The results of the sustainability index (SI) analysis were presented in Table 4. Several researchers revealed that a high SI value indicates the level of stability of a genotype [22,23,30]. The distribution of SI values was based on the opinion of Atta el al. (2009) [30], which stated that the SI scores were divided into five groups; namely, very low, low, medium, high, and very high. The estimated SI values of butterfly pea yields were in the range of 1.72% (very low) to 83.08% (very high). The very low SI values were demonstrated by genotypes G32 (1.72%) and G33 (5.69%). One genotype had a low SI value (G4), three genotypes had a medium SI value (G9, G27 and G35), twenty-seven genotypes had a high SI value, while two genotypes had a very high SI value indicated by G31 ( 86.49%) and G34 (83.08%).

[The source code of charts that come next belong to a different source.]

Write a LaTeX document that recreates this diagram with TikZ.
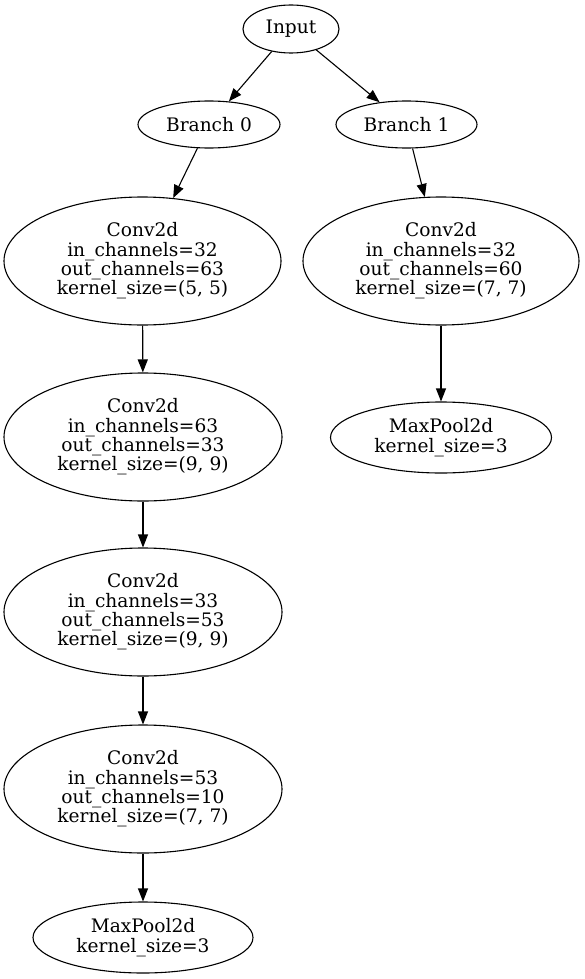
\documentclass[tikz,border=0pt]{standalone}
\usepackage{fontspec}
\setmainfont{DejaVu Serif}
\usetikzlibrary{shapes.geometric,arrows.meta}
\begin{document}
\begin{tikzpicture}[x=1pt,y=-1pt,
  nd/.style={draw,ellipse,inner sep=0pt,line width=1.1pt,align=center,font=\fontsize{18.6}{19.3}\selectfont},
  edge/.style={-{Triangle[length=13pt,width=10pt]},line width=1.1pt}]
\useasboundingbox (0,0) rectangle (585,979);
\node[nd,minimum width=96,minimum height=48] (in) at (291,29) {Input};
\node[nd,minimum width=142,minimum height=47] (b0) at (209,124.5) {Branch 0};
\node[nd,minimum width=141,minimum height=47] (b1) at (406.5,124.5) {Branch 1};
\node[nd,minimum width=277,minimum height=128] (c1) at (142.5,261) {Conv2d\\in\_channels=32\\out\_channels=63\\kernel\_size=(5, 5)};
\node[nd,minimum width=276,minimum height=128] (r1) at (441,261) {Conv2d\\in\_channels=32\\out\_channels=60\\kernel\_size=(7, 7)};
\node[nd,minimum width=278,minimum height=128] (c2) at (143,437) {Conv2d\\in\_channels=63\\out\_channels=33\\kernel\_size=(9, 9)};
\node[nd,minimum width=221,minimum height=71] (r2) at (441,437.5) {MaxPool2d\\kernel\_size=3};
\node[nd,minimum width=278,minimum height=128] (c3) at (143,612) {Conv2d\\in\_channels=33\\out\_channels=53\\kernel\_size=(9, 9)};
\node[nd,minimum width=278,minimum height=128] (c4) at (143,789) {Conv2d\\in\_channels=53\\out\_channels=10\\kernel\_size=(7, 7)};
\node[nd,minimum width=220,minimum height=71] (c5) at (143,937.5) {MaxPool2d\\kernel\_size=3};
\draw[edge] (in) -- (b0);
\draw[edge] (in) -- (b1);
\draw[edge] (b0) -- (c1);
\draw[edge] (b1) -- (r1);
\draw[edge] (r1) -- (r2);
\draw[edge] (c1) -- (c2);
\draw[edge] (c2) -- (c3);
\draw[edge] (c3) -- (c4);
\draw[edge] (c4) -- (c5);
\end{tikzpicture}
\end{document}
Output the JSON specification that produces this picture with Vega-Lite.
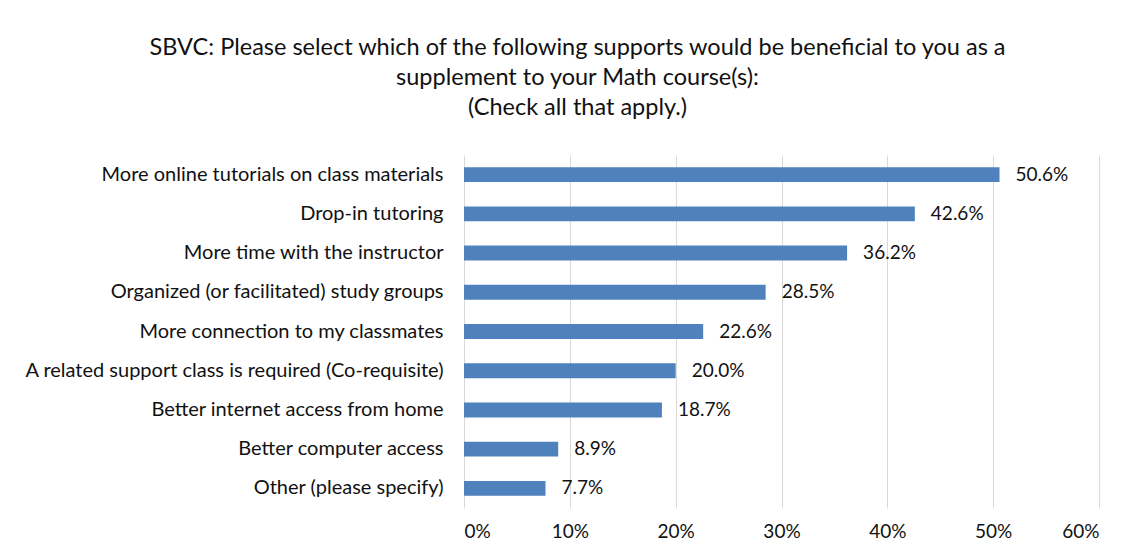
{
  "$schema": "https://vega.github.io/schema/vega-lite/v6.json",
  "width": 635,
  "height": 353,
  "autosize": {"type": "none"},
  "padding": {"left": 464, "top": 155, "right": 37, "bottom": 52},
  "background": "white",
  "title": {
    "text": ["SBVC: Please select which of the following supports would be beneficial to you as a", "supplement to your Math course(s):", "(Check all that apply.)"],
    "font": "Lato",
    "fontSize": 23.5,
    "fontWeight": "normal",
    "color": "#111111",
    "lineHeight": 30,
    "anchor": "middle",
    "dx": -204,
    "offset": 36
  },
  "data": {
    "values": [
      {"support": "More online tutorials on class materials", "pct": 0.506},
      {"support": "Drop-in tutoring", "pct": 0.426},
      {"support": "More time with the instructor", "pct": 0.362},
      {"support": "Organized (or facilitated) study groups", "pct": 0.285},
      {"support": "More connection to my classmates", "pct": 0.226},
      {"support": "A related support class is required (Co-requisite)", "pct": 0.200},
      {"support": "Better internet access from home", "pct": 0.187},
      {"support": "Better computer access", "pct": 0.089},
      {"support": "Other (please specify)", "pct": 0.077}
    ]
  },
  "encoding": {
    "y": {
      "field": "support",
      "type": "nominal",
      "sort": null,
      "scale": {"paddingInner": 0.62, "paddingOuter": 0.31},
      "axis": {
        "title": null,
        "ticks": false,
        "domain": false,
        "labelPadding": 21,
        "labelLimit": 0,
        "labelFont": "Lato",
        "labelFontSize": 20,
        "labelColor": "#111111"
      }
    },
    "x": {
      "field": "pct",
      "type": "quantitative",
      "scale": {"domain": [0, 0.6]},
      "axis": {
        "title": null,
        "format": ".0%",
        "values": [0, 0.1, 0.2, 0.3, 0.4, 0.5, 0.6],
        "ticks": false,
        "domain": false,
        "grid": true,
        "gridColor": "#d9d9d9",
        "gridWidth": 1,
        "labelPadding": 14,
        "labelFont": "Lato",
        "labelFontSize": 19,
        "labelColor": "#111111"
      }
    }
  },
  "layer": [
    {"mark": {"type": "bar", "color": "#4f81bd"}},
    {
      "mark": {"type": "text", "align": "left", "baseline": "middle", "dx": 16, "font": "Lato", "fontSize": 19, "color": "#111111"},
      "encoding": {"text": {"field": "pct", "type": "quantitative", "format": ".1%"}}
    }
  ],
  "config": {"view": {"stroke": null}}
}
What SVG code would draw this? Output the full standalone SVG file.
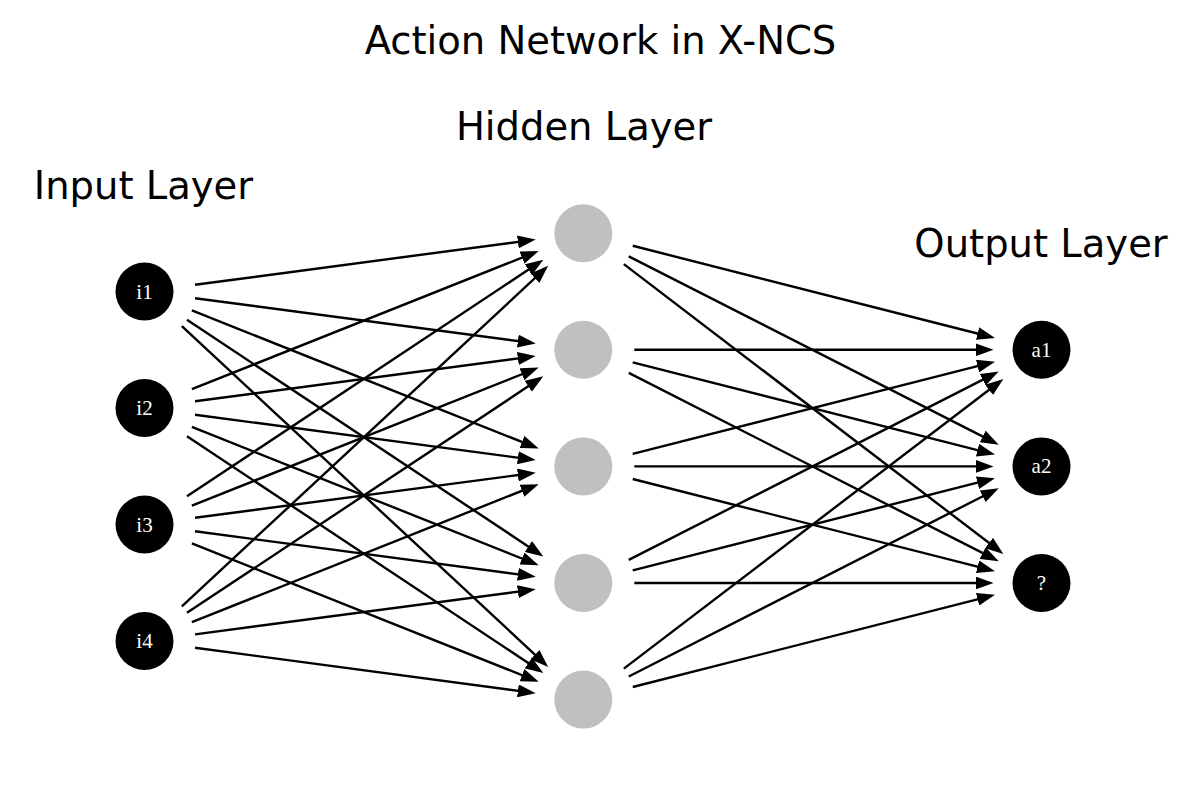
<svg xmlns="http://www.w3.org/2000/svg" width="1203" height="806" viewBox="0 0 1203 806">
<style>
.title{font-family:"DejaVu Sans",sans-serif;font-size:38.5px;fill:#000;text-anchor:middle}
.inp,.out{fill:#000}
.hid{fill:#c0c0c0}
.lbl{font-family:"Liberation Serif","Times New Roman",serif;font-size:21px;fill:#fff;text-anchor:middle}
.edge line{stroke:#000;stroke-width:2.4;fill:none;marker-end:url(#arr)}
</style>
<defs>
<marker id="arr" markerUnits="userSpaceOnUse" markerWidth="18" markerHeight="13" viewBox="0 0 18 13" refX="8" refY="6.5" orient="auto">
<path d="M0,0 L18,6.5 L0,13 z" fill="#000"/>
</marker>
</defs>
<rect width="1203" height="806" fill="#fff"/>
<text class="title" x="600.5" y="54">Action Network in X-NCS</text>
<text class="title" x="584" y="140">Hidden Layer</text>
<text class="title" x="143.5" y="199">Input Layer</text>
<text class="title" x="1041" y="257">Output Layer</text>
<g id="connectors" class="edge">
<line x1="195.06" y1="284.78" x2="525.81" y2="240.84"/>
<line x1="195.06" y1="298.22" x2="525.81" y2="342.16"/>
<line x1="191.88" y1="310.38" x2="529.42" y2="444.92"/>
<line x1="186.98" y1="319.72" x2="534.99" y2="550.91"/>
<line x1="181.85" y1="326.23" x2="540.83" y2="660.10"/>
<line x1="191.88" y1="389.13" x2="529.42" y2="254.66"/>
<line x1="195.06" y1="401.29" x2="525.80" y2="357.43"/>
<line x1="195.05" y1="414.73" x2="525.81" y2="458.75"/>
<line x1="191.87" y1="426.89" x2="529.43" y2="561.51"/>
<line x1="186.98" y1="436.23" x2="535.00" y2="667.50"/>
<line x1="186.99" y1="496.29" x2="534.98" y2="265.28"/>
<line x1="191.88" y1="505.64" x2="529.41" y2="371.25"/>
<line x1="195.06" y1="517.81" x2="525.80" y2="474.01"/>
<line x1="195.05" y1="531.24" x2="525.81" y2="575.34"/>
<line x1="191.87" y1="543.40" x2="529.43" y2="678.10"/>
<line x1="181.86" y1="606.28" x2="540.81" y2="272.68"/>
<line x1="186.99" y1="612.80" x2="534.98" y2="381.87"/>
<line x1="191.89" y1="622.14" x2="529.41" y2="487.84"/>
<line x1="195.06" y1="634.32" x2="525.80" y2="590.60"/>
<line x1="195.05" y1="647.75" x2="525.81" y2="691.92"/>
<line x1="632.73" y1="245.78" x2="985.29" y2="335.50"/>
<line x1="628.75" y1="256.33" x2="989.81" y2="440.09"/>
<line x1="623.84" y1="264.15" x2="995.40" y2="547.81"/>
<line x1="634.3" y1="349.8" x2="983.5" y2="349.8"/>
<line x1="632.73" y1="362.38" x2="985.29" y2="452.10"/>
<line x1="628.75" y1="372.93" x2="989.81" y2="556.69"/>
<line x1="632.73" y1="453.82" x2="985.29" y2="364.10"/>
<line x1="634.3" y1="466.4" x2="983.5" y2="466.4"/>
<line x1="632.73" y1="478.98" x2="985.29" y2="568.70"/>
<line x1="628.75" y1="559.87" x2="989.81" y2="376.11"/>
<line x1="632.73" y1="570.42" x2="985.29" y2="480.70"/>
<line x1="634.3" y1="583" x2="983.5" y2="583"/>
<line x1="623.84" y1="668.65" x2="995.40" y2="384.99"/>
<line x1="628.75" y1="676.47" x2="989.81" y2="492.71"/>
<line x1="632.73" y1="687.02" x2="985.29" y2="597.30"/>
</g>
<g id="i1"><circle class="inp" cx="144.5" cy="291.5" r="29"/><text class="lbl" x="144.5" y="298.5">i1</text></g>
<g id="i2"><circle class="inp" cx="144.5" cy="408" r="29"/><text class="lbl" x="144.5" y="415">i2</text></g>
<g id="i3"><circle class="inp" cx="144.5" cy="524.5" r="29"/><text class="lbl" x="144.5" y="531.5">i3</text></g>
<g id="i4"><circle class="inp" cx="144.5" cy="641" r="29"/><text class="lbl" x="144.5" y="648">i4</text></g>
<g id="h1"><circle class="hid" cx="583.3" cy="233.2" r="29"/></g>
<g id="h2"><circle class="hid" cx="583.3" cy="349.8" r="29"/></g>
<g id="h3"><circle class="hid" cx="583.3" cy="466.4" r="29"/></g>
<g id="h4"><circle class="hid" cx="583.3" cy="583" r="29"/></g>
<g id="h5"><circle class="hid" cx="583.3" cy="699.6" r="29"/></g>
<g id="a1"><circle class="out" cx="1041.5" cy="349.8" r="29"/><text class="lbl" x="1041.5" y="356.8">a1</text></g>
<g id="a2"><circle class="out" cx="1041.5" cy="466.4" r="29"/><text class="lbl" x="1041.5" y="473.4">a2</text></g>
<g id="a3"><circle class="out" cx="1041.5" cy="583" r="29"/><text class="lbl" x="1041.5" y="590">?</text></g>
</svg>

The estimation of variance analysis in SI for butterfly pea yields revealed significant differences in different environments (growing years), indicating genetic variability in the genotypes tested. Genotype G31 recorded an average yield of 136.68 g with a very high SI of 86.49%, indicating the best performance of this genotype (Table 5). The best performance with a very high SI value can be considered an indication of the closeness between the best performance and the average performance [41]. However, the G34 genotype showed the opposite results, where the SI value was very high (83.08%), while the yield was low (19.35 g). This showed that the result of SI in G34 show the level of yield stability only (stable low yield). The next best genotypes with high yields and SI values close to 80% were G2, G3, G5, G6, G7, G8, G10, G14, G15, G16, G17, G19, G20, G22, G23, G25, G28 and G30. Several other genotypes, such as G29, had a high average yield (89.28 g; better than the overall average) but had an SI value of 27.70%. Several other genotypes had a low average yield with a high SI value (>60%). This indicated that the performance of these genotypes were not consistent across different environments (growing years) or could have better yield performance under favorable environmental conditions, while the other two genotypes (G32 and G33) showed poor yield performance and adaptability. This was also in line with the results of the ASV and GSI measurements in Table 4, which have very low ratings (unstable and low results). In general, genotypes with high and very high SI criteria with yield performance above the overall average indicated that these genotypes were included in the ideal group (having high and stable yields). Several researchers also reported selecting high-yielding and stable genotypes using SI, including rice [23] and maize [24,25]. Thus, these results indicate that SI can be used to determine stable and high-yielding genotypes.

Overall, each stability measurement identified a different stable genotype. Table 6 presented a comparison of stable genotypes based on various analyses. AMMI identified 11 stable genotypes (31.43%); GGE biplot, ASV and GSI, each identified six genotypes (17.14%); SI identified 18 genotypes (51.43%). From the five measurements, there were three genotypes selected by all measurements; namely, G2, G14 and G16 (Table 5). The three genotypes had stable and high yields (more than the average) in three different growing years, so they could be proposed as superior local genotypes of the butterfly pea.

5. Conclusions

The stable and high-yielding genotypes of the butterfly pea (Clitoria ternatea L.) in Indonesia can be determined in this study. The yield and yield attributes of the butterfly pea were influenced by GEIs, AMMI, ASV, GSI, GGE biplot and sustainability index (SI)-selected genotypes G2, G14 and G16 as superior genotypes (stable and high-yielding), with small responses to changes during the growing year. These three genotypes can be selected as the superior genotypes of the butterfly pea for flower and seed production, and can be used as material for crosses in plant-breeding prog. The stable and high-yielding genotypes selected in this study should be broadly evaluated on-farm in order to disseminate for growers in Indonesia.